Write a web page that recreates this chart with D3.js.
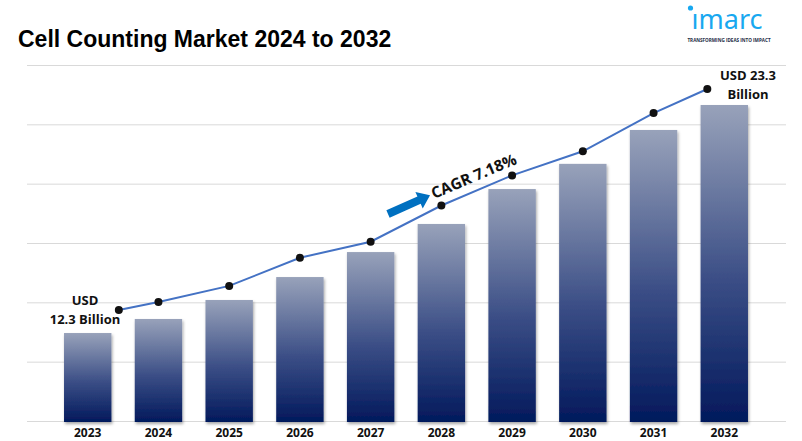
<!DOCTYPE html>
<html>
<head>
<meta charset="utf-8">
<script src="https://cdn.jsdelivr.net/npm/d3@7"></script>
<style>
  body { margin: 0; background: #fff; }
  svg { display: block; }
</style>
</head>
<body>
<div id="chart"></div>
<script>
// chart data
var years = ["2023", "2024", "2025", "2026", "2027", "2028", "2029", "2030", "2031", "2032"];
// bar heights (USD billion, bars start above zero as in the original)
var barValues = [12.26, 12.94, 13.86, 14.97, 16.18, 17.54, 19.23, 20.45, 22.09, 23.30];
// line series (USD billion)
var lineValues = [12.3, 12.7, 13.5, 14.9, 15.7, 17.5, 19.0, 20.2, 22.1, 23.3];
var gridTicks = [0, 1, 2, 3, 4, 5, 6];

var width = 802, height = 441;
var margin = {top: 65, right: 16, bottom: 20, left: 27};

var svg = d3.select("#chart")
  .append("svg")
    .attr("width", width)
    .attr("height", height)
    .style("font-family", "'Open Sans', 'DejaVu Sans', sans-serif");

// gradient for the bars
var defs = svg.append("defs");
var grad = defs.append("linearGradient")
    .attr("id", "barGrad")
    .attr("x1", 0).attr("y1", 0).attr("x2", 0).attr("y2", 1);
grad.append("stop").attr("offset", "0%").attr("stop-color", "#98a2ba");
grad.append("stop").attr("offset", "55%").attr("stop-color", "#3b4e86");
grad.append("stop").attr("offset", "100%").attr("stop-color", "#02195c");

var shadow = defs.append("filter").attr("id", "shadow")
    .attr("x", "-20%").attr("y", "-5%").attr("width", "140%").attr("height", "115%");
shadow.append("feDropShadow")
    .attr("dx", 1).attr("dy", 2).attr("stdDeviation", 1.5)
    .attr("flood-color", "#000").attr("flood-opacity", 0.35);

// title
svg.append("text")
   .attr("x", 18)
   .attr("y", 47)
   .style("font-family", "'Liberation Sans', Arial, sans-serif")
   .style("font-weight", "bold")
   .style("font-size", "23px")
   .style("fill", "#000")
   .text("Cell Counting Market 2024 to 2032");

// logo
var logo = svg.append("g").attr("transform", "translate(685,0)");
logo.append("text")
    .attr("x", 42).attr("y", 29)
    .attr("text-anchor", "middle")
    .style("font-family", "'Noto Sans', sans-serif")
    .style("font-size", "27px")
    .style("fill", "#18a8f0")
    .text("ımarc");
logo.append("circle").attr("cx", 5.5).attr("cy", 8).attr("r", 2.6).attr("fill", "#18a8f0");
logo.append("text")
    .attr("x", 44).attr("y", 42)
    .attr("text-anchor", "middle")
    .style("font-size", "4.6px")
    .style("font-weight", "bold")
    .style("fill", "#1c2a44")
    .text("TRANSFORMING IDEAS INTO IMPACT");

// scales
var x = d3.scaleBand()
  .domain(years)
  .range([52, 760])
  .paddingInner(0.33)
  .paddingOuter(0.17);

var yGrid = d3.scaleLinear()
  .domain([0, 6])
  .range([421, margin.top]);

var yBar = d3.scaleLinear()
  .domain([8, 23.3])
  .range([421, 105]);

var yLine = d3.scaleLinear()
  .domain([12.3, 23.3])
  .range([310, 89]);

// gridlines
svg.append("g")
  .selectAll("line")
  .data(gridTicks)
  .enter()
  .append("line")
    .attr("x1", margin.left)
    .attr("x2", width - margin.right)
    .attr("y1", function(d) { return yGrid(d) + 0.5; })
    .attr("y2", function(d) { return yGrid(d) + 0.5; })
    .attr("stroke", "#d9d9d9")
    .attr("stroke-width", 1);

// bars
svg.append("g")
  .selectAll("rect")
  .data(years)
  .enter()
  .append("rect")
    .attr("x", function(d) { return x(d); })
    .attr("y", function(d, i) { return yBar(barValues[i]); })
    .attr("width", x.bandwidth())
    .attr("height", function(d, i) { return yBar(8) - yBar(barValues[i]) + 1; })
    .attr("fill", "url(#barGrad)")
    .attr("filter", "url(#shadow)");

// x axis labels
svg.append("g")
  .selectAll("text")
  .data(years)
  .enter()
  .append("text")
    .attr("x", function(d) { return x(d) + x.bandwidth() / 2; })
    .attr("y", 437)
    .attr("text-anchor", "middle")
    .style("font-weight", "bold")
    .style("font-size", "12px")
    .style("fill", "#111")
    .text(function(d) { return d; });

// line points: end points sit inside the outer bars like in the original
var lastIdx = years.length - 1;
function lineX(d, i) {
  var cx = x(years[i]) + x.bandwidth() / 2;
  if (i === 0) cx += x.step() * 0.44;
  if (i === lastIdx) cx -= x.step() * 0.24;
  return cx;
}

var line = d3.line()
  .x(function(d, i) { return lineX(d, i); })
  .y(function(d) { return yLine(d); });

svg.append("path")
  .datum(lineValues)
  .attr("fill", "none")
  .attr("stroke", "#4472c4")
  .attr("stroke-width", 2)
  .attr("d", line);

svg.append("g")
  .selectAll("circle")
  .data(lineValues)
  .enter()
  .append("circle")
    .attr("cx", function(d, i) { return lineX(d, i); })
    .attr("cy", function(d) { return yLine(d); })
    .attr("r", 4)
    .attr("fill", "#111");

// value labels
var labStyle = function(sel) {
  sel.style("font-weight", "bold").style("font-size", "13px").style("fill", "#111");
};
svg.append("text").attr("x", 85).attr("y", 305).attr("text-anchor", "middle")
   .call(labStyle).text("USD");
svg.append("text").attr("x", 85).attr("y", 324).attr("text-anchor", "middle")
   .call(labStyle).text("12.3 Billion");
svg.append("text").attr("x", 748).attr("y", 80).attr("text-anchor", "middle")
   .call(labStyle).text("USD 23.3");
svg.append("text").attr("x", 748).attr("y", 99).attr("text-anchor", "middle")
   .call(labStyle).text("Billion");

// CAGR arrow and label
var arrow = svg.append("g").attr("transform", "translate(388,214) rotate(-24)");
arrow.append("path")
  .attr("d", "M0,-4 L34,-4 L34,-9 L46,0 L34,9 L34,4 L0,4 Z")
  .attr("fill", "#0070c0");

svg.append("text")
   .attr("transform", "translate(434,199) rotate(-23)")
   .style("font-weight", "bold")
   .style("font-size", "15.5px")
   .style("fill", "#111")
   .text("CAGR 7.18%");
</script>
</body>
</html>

************

- **WHAT IS BEING ASKED**:
Leave out the pictures and output the rest of the material exactly as written.

- **EXERCISE OUTPUT**:
Write a web page that recreates this chart with D3.js.
<!DOCTYPE html>
<html>
<head>
<meta charset="utf-8">
<script src="https://cdn.jsdelivr.net/npm/d3@7"></script>
<style>
  body { margin: 0; background: #fff; }
  svg { display: block; }
</style>
</head>
<body>
<div id="chart"></div>
<script>
// chart data
var years = ["2023", "2024", "2025", "2026", "2027", "2028", "2029", "2030", "2031", "2032"];
// bar heights (USD billion, bars start above zero as in the original)
var barValues = [12.26, 12.94, 13.86, 14.97, 16.18, 17.54, 19.23, 20.45, 22.09, 23.30];
// line series (USD billion)
var lineValues = [12.3, 12.7, 13.5, 14.9, 15.7, 17.5, 19.0, 20.2, 22.1, 23.3];
var gridTicks = [0, 1, 2, 3, 4, 5, 6];

var width = 802, height = 441;
var margin = {top: 65, right: 16, bottom: 20, left: 27};

var svg = d3.select("#chart")
  .append("svg")
    .attr("width", width)
    .attr("height", height)
    .style("font-family", "'Open Sans', 'DejaVu Sans', sans-serif");

// gradient for the bars
var defs = svg.append("defs");
var grad = defs.append("linearGradient")
    .attr("id", "barGrad")
    .attr("x1", 0).attr("y1", 0).attr("x2", 0).attr("y2", 1);
grad.append("stop").attr("offset", "0%").attr("stop-color", "#98a2ba");
grad.append("stop").attr("offset", "55%").attr("stop-color", "#3b4e86");
grad.append("stop").attr("offset", "100%").attr("stop-color", "#02195c");

var shadow = defs.append("filter").attr("id", "shadow")
    .attr("x", "-20%").attr("y", "-5%").attr("width", "140%").attr("height", "115%");
shadow.append("feDropShadow")
    .attr("dx", 1).attr("dy", 2).attr("stdDeviation", 1.5)
    .attr("flood-color", "#000").attr("flood-opacity", 0.35);

// title
svg.append("text")
   .attr("x", 18)
   .attr("y", 47)
   .style("font-family", "'Liberation Sans', Arial, sans-serif")
   .style("font-weight", "bold")
   .style("font-size", "23px")
   .style("fill", "#000")
   .text("Cell Counting Market 2024 to 2032");

// logo
var logo = svg.append("g").attr("transform", "translate(685,0)");
logo.append("text")
    .attr("x", 42).attr("y", 29)
    .attr("text-anchor", "middle")
    .style("font-family", "'Noto Sans', sans-serif")
    .style("font-size", "27px")
    .style("fill", "#18a8f0")
    .text("ımarc");
logo.append("circle").attr("cx", 5.5).attr("cy", 8).attr("r", 2.6).attr("fill", "#18a8f0");
logo.append("text")
    .attr("x", 44).attr("y", 42)
    .attr("text-anchor", "middle")
    .style("font-size", "4.6px")
    .style("font-weight", "bold")
    .style("fill", "#1c2a44")
    .text("TRANSFORMING IDEAS INTO IMPACT");

// scales
var x = d3.scaleBand()
  .domain(years)
  .range([52, 760])
  .paddingInner(0.33)
  .paddingOuter(0.17);

var yGrid = d3.scaleLinear()
  .domain([0, 6])
  .range([421, margin.top]);

var yBar = d3.scaleLinear()
  .domain([8, 23.3])
  .range([421, 105]);

var yLine = d3.scaleLinear()
  .domain([12.3, 23.3])
  .range([310, 89]);

// gridlines
svg.append("g")
  .selectAll("line")
  .data(gridTicks)
  .enter()
  .append("line")
    .attr("x1", margin.left)
    .attr("x2", width - margin.right)
    .attr("y1", function(d) { return yGrid(d) + 0.5; })
    .attr("y2", function(d) { return yGrid(d) + 0.5; })
    .attr("stroke", "#d9d9d9")
    .attr("stroke-width", 1);

// bars
svg.append("g")
  .selectAll("rect")
  .data(years)
  .enter()
  .append("rect")
    .attr("x", function(d) { return x(d); })
    .attr("y", function(d, i) { return yBar(barValues[i]); })
    .attr("width", x.bandwidth())
    .attr("height", function(d, i) { return yBar(8) - yBar(barValues[i]) + 1; })
    .attr("fill", "url(#barGrad)")
    .attr("filter", "url(#shadow)");

// x axis labels
svg.append("g")
  .selectAll("text")
  .data(years)
  .enter()
  .append("text")
    .attr("x", function(d) { return x(d) + x.bandwidth() / 2; })
    .attr("y", 437)
    .attr("text-anchor", "middle")
    .style("font-weight", "bold")
    .style("font-size", "12px")
    .style("fill", "#111")
    .text(function(d) { return d; });

// line points: end points sit inside the outer bars like in the original
var lastIdx = years.length - 1;
function lineX(d, i) {
  var cx = x(years[i]) + x.bandwidth() / 2;
  if (i === 0) cx += x.step() * 0.44;
  if (i === lastIdx) cx -= x.step() * 0.24;
  return cx;
}

var line = d3.line()
  .x(function(d, i) { return lineX(d, i); })
  .y(function(d) { return yLine(d); });

svg.append("path")
  .datum(lineValues)
  .attr("fill", "none")
  .attr("stroke", "#4472c4")
  .attr("stroke-width", 2)
  .attr("d", line);

svg.append("g")
  .selectAll("circle")
  .data(lineValues)
  .enter()
  .append("circle")
    .attr("cx", function(d, i) { return lineX(d, i); })
    .attr("cy", function(d) { return yLine(d); })
    .attr("r", 4)
    .attr("fill", "#111");

// value labels
var labStyle = function(sel) {
  sel.style("font-weight", "bold").style("font-size", "13px").style("fill", "#111");
};
svg.append("text").attr("x", 85).attr("y", 305).attr("text-anchor", "middle")
   .call(labStyle).text("USD");
svg.append("text").attr("x", 85).attr("y", 324).attr("text-anchor", "middle")
   .call(labStyle).text("12.3 Billion");
svg.append("text").attr("x", 748).attr("y", 80).attr("text-anchor", "middle")
   .call(labStyle).text("USD 23.3");
svg.append("text").attr("x", 748).attr("y", 99).attr("text-anchor", "middle")
   .call(labStyle).text("Billion");

// CAGR arrow and label
var arrow = svg.append("g").attr("transform", "translate(388,214) rotate(-24)");
arrow.append("path")
  .attr("d", "M0,-4 L34,-4 L34,-9 L46,0 L34,9 L34,4 L0,4 Z")
  .attr("fill", "#0070c0");

svg.append("text")
   .attr("transform", "translate(434,199) rotate(-23)")
   .style("font-weight", "bold")
   .style("font-size", "15.5px")
   .style("fill", "#111")
   .text("CAGR 7.18%");
</script>
</body>
</html>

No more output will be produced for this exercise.